§ **Your task**: Begin with the first line and repeat exactly through the line containing "const TICKS_X = [0, 20, 40, 60, 80, 100];"; leave every image out.

══ Supplied information

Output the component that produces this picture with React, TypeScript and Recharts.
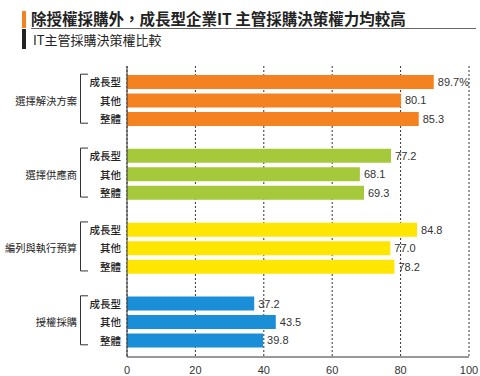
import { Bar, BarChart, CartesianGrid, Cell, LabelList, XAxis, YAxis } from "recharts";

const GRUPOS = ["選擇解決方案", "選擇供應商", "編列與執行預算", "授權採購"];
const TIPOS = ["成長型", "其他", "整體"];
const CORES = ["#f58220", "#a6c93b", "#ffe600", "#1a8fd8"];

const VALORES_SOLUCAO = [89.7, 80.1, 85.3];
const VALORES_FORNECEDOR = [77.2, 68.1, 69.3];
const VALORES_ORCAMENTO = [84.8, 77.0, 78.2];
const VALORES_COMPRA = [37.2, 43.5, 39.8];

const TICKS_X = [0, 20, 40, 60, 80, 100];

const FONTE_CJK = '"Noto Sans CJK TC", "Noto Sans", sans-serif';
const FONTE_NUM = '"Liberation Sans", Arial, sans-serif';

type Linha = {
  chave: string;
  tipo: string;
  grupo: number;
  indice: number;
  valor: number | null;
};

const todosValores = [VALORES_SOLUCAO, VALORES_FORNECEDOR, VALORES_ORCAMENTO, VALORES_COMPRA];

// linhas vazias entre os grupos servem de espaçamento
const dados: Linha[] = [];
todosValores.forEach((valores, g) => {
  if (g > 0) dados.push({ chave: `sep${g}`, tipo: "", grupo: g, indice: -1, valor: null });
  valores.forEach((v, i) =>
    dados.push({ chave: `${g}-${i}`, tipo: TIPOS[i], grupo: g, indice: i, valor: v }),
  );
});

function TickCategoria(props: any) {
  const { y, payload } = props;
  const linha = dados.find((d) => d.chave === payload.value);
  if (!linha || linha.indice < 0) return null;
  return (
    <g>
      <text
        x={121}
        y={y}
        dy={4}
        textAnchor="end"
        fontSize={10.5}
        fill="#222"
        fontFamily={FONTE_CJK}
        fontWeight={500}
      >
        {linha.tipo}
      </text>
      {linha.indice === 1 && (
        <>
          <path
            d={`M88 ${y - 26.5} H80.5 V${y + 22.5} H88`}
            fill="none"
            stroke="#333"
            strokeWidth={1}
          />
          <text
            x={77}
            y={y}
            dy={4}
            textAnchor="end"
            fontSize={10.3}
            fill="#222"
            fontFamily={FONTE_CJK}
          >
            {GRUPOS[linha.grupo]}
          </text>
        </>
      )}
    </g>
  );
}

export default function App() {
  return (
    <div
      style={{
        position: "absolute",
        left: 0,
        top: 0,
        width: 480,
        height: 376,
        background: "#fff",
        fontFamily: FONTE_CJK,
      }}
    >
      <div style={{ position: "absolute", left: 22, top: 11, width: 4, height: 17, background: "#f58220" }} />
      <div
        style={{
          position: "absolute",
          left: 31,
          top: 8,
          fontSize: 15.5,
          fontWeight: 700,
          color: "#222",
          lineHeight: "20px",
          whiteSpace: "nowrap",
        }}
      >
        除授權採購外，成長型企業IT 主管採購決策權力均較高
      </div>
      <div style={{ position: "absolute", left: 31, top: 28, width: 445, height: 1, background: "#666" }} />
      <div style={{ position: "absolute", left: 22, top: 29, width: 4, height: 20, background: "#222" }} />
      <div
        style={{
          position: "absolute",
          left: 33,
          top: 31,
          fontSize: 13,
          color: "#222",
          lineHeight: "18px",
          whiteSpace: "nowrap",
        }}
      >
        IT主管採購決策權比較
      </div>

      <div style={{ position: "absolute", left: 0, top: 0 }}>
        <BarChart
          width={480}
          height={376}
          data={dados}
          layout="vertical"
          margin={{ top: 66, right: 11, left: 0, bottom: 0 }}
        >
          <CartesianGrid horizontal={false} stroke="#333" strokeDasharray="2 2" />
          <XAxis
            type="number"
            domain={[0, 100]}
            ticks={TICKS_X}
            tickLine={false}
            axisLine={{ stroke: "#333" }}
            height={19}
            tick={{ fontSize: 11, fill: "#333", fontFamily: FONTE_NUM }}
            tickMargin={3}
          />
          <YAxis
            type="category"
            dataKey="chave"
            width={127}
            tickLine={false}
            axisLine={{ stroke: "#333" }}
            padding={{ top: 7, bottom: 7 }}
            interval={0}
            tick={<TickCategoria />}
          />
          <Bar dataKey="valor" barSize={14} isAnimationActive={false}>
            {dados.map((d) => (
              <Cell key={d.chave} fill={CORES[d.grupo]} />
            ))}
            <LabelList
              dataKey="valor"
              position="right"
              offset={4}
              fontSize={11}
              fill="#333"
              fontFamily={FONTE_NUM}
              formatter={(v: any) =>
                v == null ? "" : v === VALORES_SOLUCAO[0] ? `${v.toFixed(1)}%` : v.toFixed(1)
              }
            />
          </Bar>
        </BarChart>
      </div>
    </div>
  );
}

════

§ **Right answer**:
Output the component that produces this picture with React, TypeScript and Recharts.
import { Bar, BarChart, CartesianGrid, Cell, LabelList, XAxis, YAxis } from "recharts";

const GRUPOS = ["選擇解決方案", "選擇供應商", "編列與執行預算", "授權採購"];
const TIPOS = ["成長型", "其他", "整體"];
const CORES = ["#f58220", "#a6c93b", "#ffe600", "#1a8fd8"];

const VALORES_SOLUCAO = [89.7, 80.1, 85.3];
const VALORES_FORNECEDOR = [77.2, 68.1, 69.3];
const VALORES_ORCAMENTO = [84.8, 77.0, 78.2];
const VALORES_COMPRA = [37.2, 43.5, 39.8];

const TICKS_X = [0, 20, 40, 60, 80, 100];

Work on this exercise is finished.